Spectral Learning of Large Structured HMMs for Comparative Epigenomics
This work addresses computational bottlenecks in comparative epigenomics for researchers analyzing large chromatin datasets, though it is incremental as it builds on existing spectral methods with specific optimizations.
The authors tackled the challenge of learning parameters for large structured Hidden Markov Models (HMMs) across multiple cell types, which is computationally expensive with traditional methods, by developing a spectral algorithm that exploits tree structures to improve efficiency. They demonstrated this on biological data from nine human cell types, providing sample complexity bounds and showing applicability to other graphical models.

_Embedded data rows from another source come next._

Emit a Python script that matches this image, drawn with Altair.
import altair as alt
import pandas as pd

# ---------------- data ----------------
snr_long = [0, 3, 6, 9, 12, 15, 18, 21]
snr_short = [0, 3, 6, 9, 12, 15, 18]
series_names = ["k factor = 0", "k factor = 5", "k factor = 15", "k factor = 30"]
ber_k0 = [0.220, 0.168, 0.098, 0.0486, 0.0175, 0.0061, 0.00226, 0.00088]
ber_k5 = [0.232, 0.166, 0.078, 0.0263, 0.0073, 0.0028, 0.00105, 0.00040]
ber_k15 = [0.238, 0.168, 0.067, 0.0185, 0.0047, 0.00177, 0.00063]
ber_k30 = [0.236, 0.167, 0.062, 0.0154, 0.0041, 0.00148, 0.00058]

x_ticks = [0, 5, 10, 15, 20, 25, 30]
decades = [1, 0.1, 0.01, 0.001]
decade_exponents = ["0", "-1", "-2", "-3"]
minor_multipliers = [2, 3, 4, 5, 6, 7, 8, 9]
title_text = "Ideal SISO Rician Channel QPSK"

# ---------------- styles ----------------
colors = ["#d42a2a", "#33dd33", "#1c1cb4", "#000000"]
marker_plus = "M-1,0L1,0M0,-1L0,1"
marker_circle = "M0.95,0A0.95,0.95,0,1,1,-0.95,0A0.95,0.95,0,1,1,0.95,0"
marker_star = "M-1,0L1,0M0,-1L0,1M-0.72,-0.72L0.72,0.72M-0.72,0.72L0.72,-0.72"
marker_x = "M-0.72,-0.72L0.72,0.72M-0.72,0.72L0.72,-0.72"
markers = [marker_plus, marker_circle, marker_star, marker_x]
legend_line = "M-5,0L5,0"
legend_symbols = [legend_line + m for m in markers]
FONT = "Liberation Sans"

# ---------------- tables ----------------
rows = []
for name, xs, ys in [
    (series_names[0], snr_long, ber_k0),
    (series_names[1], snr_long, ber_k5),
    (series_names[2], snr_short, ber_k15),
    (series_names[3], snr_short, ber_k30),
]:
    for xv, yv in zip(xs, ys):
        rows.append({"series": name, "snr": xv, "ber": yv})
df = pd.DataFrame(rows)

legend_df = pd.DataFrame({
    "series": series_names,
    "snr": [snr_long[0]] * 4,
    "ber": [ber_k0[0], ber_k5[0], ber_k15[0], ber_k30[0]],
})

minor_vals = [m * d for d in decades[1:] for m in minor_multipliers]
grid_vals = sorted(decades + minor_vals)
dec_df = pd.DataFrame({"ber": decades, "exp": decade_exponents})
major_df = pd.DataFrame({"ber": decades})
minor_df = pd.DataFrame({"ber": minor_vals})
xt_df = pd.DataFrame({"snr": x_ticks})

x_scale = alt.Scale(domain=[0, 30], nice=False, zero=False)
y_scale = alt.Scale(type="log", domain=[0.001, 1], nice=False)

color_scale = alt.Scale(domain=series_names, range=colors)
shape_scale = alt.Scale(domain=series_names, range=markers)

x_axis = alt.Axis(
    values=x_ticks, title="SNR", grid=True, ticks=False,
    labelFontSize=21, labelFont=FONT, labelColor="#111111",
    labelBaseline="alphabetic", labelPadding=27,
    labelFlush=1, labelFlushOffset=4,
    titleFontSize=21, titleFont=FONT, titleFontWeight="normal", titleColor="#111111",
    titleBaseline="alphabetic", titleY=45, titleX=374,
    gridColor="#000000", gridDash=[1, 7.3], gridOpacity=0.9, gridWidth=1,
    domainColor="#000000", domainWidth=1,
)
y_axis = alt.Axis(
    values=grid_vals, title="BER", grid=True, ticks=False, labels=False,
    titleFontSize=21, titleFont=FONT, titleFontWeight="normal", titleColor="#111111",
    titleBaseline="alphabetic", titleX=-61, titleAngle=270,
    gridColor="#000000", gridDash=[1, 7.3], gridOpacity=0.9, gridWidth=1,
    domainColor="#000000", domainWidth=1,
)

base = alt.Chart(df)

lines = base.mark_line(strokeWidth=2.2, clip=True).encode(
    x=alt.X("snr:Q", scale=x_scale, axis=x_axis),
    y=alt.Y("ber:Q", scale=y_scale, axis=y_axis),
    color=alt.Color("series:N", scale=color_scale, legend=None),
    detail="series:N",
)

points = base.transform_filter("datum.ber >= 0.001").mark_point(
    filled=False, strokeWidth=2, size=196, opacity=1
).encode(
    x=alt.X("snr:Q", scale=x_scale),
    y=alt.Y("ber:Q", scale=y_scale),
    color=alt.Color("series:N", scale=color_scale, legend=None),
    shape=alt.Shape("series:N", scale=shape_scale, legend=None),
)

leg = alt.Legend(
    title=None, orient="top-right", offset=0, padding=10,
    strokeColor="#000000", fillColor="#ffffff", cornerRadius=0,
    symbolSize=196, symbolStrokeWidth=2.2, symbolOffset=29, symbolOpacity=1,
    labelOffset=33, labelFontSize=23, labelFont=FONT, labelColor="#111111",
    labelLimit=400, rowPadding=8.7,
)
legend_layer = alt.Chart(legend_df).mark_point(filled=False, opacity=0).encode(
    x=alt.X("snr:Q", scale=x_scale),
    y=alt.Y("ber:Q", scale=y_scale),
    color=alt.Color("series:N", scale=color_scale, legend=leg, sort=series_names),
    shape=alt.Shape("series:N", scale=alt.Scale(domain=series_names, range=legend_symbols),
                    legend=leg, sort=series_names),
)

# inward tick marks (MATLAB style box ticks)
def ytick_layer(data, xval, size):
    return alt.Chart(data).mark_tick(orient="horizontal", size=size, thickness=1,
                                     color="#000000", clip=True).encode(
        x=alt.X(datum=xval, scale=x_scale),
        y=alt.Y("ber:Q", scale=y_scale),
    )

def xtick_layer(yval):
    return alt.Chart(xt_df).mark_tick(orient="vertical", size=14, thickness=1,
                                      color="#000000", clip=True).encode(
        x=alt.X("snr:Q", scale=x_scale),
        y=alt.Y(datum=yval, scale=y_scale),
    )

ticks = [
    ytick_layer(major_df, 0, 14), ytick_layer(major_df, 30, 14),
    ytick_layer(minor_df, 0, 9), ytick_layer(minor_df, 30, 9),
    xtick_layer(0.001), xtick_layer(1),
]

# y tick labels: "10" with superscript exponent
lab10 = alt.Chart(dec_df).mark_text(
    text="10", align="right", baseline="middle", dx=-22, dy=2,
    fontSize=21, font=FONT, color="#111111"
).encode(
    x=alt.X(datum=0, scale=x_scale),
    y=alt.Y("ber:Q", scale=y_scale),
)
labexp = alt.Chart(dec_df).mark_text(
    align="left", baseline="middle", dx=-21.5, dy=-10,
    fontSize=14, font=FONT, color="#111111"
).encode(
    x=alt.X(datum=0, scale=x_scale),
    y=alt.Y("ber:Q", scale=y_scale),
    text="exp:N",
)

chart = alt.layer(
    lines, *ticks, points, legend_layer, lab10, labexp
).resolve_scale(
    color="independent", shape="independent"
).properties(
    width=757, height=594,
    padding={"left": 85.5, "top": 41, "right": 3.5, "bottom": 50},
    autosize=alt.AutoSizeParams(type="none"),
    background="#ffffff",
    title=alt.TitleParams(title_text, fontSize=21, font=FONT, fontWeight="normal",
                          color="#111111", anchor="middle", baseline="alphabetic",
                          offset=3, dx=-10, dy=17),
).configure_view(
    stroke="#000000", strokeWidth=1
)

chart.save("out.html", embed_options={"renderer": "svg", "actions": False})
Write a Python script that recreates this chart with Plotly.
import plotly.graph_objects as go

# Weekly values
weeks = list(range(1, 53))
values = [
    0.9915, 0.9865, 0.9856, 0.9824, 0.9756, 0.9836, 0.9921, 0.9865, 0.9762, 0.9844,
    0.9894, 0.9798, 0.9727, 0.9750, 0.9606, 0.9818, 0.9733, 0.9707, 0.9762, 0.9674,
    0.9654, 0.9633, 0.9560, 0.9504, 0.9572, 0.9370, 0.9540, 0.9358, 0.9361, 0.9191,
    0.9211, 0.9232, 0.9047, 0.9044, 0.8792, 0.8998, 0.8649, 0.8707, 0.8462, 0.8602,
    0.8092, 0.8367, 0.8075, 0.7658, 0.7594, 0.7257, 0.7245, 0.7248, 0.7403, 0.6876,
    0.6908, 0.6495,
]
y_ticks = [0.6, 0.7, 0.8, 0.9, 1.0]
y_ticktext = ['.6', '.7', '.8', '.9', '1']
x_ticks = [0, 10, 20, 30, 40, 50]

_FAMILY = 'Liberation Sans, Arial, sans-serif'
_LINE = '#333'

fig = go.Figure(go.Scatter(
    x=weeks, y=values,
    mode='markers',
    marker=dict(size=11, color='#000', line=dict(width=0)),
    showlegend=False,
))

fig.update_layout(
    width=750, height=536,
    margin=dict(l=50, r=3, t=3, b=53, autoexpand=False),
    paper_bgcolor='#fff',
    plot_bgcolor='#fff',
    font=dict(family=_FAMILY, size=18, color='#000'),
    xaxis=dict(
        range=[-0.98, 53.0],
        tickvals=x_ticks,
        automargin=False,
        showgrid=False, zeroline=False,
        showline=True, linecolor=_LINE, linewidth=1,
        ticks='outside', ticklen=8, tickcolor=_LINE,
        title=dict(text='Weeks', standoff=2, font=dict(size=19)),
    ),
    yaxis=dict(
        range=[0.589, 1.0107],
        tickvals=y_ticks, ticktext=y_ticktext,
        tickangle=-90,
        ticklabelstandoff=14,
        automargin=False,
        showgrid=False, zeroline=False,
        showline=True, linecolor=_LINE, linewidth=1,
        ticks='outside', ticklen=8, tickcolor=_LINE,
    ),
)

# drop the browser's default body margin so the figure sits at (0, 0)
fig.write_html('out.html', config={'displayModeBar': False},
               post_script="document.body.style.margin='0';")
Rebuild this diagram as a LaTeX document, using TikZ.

We develop a latent variable model and an efficient spectral algorithm motivated by the recent emergence of very large data sets of chromatin marks from multiple human cell types. A natural model for chromatin data in one cell type is a Hidden Markov Model (HMM); we model the relationship between multiple cell types by connecting their hidden states by a fixed tree of known structure. The main challenge with learning parameters of such models is that iterative methods such as EM are very slow, while naive spectral methods result in time and space complexity exponential in the number of cell types. We exploit properties of the tree structure of the hidden states to provide spectral algorithms that are more computationally efficient for current biological datasets. We provide sample complexity bounds for our algorithm and evaluate it experimentally on biological data from nine human cell types. Finally, we show that beyond our specific model, some of our algorithmic ideas can be applied to other graphical models.